STORED DATA:
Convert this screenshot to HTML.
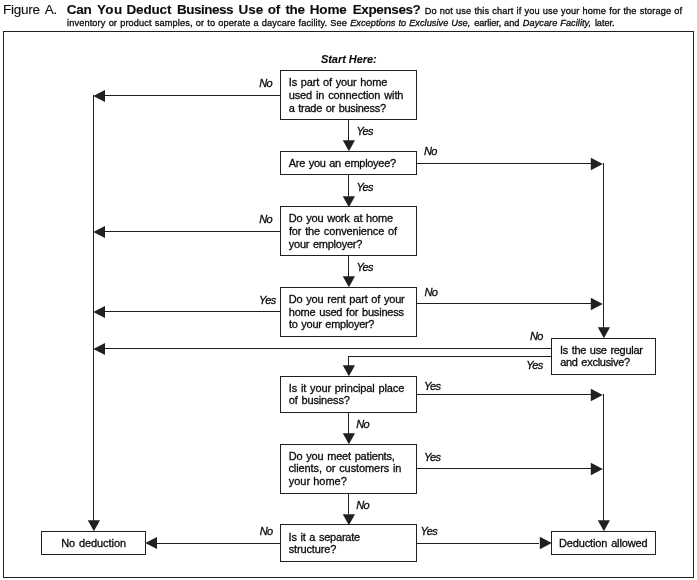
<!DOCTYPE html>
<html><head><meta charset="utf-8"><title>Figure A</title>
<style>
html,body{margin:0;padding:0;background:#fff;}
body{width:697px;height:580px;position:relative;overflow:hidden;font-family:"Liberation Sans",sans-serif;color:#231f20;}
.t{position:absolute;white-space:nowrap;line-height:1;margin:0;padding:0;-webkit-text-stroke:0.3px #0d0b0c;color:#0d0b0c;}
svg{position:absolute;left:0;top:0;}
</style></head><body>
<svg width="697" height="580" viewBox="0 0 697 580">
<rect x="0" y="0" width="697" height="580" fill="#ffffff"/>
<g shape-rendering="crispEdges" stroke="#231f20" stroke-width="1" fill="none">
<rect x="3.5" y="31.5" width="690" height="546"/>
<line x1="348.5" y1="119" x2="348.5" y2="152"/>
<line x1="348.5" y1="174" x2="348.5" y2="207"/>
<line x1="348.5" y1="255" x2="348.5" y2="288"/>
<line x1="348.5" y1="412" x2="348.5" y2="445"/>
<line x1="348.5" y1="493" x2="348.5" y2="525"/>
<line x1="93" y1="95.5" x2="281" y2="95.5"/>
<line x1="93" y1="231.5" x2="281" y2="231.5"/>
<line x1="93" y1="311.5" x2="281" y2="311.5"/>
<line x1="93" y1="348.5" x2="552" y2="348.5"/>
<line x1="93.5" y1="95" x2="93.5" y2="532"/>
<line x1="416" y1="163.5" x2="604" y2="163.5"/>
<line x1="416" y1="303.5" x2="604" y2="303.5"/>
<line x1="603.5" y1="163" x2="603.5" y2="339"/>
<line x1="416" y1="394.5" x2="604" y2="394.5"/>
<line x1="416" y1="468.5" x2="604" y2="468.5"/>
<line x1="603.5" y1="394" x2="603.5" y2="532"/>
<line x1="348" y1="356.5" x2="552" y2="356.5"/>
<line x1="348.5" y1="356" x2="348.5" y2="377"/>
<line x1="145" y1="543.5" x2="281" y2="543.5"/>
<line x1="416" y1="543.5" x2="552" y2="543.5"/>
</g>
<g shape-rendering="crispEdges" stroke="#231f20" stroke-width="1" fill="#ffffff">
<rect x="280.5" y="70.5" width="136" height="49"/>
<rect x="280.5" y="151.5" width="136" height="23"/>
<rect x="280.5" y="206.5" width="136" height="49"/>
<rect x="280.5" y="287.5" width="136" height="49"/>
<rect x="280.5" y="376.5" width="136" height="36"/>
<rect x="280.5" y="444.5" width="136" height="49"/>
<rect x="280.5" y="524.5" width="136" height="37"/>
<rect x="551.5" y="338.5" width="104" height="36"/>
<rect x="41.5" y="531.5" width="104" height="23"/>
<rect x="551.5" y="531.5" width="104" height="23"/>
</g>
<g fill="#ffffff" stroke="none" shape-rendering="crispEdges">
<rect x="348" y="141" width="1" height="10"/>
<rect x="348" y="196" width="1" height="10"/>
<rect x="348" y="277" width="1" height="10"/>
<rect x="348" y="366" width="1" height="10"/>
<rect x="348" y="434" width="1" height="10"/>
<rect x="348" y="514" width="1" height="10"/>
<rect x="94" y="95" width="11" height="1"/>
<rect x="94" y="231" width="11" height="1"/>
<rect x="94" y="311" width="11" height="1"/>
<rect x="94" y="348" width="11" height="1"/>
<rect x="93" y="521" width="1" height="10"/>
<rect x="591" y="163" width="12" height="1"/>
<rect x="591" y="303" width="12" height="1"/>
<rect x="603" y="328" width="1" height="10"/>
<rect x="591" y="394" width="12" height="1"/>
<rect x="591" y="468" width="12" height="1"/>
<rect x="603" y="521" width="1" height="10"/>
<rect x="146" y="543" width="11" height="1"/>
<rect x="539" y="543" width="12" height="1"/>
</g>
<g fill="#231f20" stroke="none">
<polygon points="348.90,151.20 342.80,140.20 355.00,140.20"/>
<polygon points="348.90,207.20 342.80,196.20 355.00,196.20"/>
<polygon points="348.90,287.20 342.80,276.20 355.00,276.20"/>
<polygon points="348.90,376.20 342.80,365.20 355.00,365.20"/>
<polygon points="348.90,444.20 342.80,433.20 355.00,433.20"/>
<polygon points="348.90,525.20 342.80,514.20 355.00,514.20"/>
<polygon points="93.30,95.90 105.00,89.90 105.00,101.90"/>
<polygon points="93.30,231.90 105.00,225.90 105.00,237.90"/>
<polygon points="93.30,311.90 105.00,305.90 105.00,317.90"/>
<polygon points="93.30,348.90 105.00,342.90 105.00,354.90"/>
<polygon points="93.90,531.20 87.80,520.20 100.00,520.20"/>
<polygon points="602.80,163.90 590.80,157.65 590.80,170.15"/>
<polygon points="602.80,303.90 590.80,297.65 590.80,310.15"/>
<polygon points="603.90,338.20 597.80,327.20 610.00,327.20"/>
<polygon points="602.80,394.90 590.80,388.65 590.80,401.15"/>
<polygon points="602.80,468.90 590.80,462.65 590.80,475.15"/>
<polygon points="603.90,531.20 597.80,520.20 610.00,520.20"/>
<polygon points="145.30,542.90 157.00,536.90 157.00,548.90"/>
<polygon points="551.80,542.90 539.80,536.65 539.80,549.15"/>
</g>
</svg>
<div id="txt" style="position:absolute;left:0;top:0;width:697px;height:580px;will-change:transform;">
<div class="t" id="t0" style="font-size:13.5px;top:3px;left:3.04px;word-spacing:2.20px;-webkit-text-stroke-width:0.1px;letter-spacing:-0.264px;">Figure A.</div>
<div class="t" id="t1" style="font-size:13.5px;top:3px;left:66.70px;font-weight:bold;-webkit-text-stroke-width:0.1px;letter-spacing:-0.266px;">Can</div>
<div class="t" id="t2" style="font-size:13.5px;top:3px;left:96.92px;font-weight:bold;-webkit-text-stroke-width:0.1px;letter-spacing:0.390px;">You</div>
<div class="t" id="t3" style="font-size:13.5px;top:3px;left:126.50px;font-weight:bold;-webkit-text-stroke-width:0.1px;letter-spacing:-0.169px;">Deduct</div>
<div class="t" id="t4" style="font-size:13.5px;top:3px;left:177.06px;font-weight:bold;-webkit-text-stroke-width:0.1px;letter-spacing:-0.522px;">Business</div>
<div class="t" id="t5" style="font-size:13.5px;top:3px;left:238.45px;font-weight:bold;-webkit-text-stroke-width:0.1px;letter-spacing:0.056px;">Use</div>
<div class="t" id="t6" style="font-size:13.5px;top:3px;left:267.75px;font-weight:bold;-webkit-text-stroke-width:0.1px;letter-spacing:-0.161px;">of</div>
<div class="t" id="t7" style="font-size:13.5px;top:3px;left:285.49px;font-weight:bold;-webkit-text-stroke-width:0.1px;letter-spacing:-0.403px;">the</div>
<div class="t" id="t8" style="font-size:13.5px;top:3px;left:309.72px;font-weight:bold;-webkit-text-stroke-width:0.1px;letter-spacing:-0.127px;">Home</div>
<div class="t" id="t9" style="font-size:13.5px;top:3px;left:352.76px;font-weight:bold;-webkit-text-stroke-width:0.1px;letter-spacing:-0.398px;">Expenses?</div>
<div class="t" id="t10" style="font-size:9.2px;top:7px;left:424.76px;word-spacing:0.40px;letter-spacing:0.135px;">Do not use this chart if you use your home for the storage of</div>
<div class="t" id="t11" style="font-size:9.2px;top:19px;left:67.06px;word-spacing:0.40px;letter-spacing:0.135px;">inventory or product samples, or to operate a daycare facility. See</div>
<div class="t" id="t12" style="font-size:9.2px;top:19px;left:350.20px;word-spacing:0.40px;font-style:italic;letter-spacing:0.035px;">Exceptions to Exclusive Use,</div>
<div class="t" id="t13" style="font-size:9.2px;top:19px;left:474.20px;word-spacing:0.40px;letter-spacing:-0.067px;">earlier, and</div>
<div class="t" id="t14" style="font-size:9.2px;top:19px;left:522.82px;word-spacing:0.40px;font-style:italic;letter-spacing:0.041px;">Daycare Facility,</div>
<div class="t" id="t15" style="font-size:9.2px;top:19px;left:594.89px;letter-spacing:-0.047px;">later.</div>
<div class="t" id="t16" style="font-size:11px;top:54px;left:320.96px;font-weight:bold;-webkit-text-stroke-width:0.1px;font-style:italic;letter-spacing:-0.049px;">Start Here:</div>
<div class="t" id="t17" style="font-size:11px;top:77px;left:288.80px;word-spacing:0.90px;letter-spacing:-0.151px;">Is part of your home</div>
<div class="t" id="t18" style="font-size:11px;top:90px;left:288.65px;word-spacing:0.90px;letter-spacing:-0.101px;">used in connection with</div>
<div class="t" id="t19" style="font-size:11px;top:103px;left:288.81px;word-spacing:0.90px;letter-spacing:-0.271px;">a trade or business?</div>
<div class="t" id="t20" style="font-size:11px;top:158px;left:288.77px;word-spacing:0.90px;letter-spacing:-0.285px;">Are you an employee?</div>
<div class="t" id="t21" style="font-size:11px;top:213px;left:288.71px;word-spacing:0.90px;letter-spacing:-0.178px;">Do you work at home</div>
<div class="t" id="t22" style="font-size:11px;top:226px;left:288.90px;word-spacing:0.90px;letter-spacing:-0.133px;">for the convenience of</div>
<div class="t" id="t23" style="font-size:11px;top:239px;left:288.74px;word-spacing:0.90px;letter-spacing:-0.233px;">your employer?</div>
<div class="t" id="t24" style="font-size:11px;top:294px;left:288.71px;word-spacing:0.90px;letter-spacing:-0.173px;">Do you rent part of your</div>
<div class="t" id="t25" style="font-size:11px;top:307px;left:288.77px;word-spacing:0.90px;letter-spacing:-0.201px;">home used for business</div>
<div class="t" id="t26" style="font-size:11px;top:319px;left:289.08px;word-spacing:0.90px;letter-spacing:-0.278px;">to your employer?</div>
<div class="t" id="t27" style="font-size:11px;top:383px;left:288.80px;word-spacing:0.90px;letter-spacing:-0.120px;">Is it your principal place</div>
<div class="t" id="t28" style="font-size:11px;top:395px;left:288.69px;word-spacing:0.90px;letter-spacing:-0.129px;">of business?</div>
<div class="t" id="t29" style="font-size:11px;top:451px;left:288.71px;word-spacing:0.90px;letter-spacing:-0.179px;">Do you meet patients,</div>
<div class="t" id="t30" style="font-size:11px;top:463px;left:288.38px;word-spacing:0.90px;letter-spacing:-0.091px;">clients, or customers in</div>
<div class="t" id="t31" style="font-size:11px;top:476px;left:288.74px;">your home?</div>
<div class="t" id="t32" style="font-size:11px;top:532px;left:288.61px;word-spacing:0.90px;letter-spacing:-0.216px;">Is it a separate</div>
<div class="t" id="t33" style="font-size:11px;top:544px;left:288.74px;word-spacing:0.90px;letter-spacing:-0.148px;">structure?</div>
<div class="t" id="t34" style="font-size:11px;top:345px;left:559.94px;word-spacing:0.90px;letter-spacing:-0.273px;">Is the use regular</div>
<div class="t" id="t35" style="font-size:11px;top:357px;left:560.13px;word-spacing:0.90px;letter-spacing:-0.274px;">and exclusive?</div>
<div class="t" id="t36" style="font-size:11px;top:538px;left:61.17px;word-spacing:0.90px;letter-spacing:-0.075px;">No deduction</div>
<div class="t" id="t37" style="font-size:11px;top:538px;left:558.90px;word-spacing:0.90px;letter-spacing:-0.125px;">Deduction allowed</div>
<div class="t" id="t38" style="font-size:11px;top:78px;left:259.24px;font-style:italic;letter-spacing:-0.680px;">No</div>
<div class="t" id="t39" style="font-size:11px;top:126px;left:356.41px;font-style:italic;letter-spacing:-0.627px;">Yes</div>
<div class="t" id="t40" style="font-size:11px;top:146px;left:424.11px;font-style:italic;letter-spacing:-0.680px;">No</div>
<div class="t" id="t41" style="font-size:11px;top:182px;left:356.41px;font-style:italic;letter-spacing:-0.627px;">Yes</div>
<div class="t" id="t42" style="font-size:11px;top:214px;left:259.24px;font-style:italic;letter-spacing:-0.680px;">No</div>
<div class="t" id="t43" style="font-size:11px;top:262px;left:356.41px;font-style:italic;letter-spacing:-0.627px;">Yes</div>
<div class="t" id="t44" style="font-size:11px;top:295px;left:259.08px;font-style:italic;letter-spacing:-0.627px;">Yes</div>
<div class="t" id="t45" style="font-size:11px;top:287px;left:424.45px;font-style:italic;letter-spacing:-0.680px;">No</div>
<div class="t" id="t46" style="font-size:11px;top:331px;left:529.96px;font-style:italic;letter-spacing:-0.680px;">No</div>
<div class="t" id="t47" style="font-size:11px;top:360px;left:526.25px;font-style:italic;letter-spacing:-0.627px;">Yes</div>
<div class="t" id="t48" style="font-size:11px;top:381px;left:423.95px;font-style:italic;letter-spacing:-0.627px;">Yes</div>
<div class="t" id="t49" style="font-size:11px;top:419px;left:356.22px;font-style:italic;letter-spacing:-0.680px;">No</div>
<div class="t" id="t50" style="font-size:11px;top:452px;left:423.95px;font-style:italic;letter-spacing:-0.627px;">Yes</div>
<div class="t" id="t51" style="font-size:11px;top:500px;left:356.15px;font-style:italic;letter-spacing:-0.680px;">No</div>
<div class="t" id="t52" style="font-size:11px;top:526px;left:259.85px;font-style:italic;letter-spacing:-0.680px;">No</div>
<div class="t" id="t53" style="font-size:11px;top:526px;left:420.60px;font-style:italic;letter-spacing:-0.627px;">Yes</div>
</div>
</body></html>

TASK PROMPT:
Tell how many lines in the material contain the word "this". Only the number is wanted.

RESPONSE:
2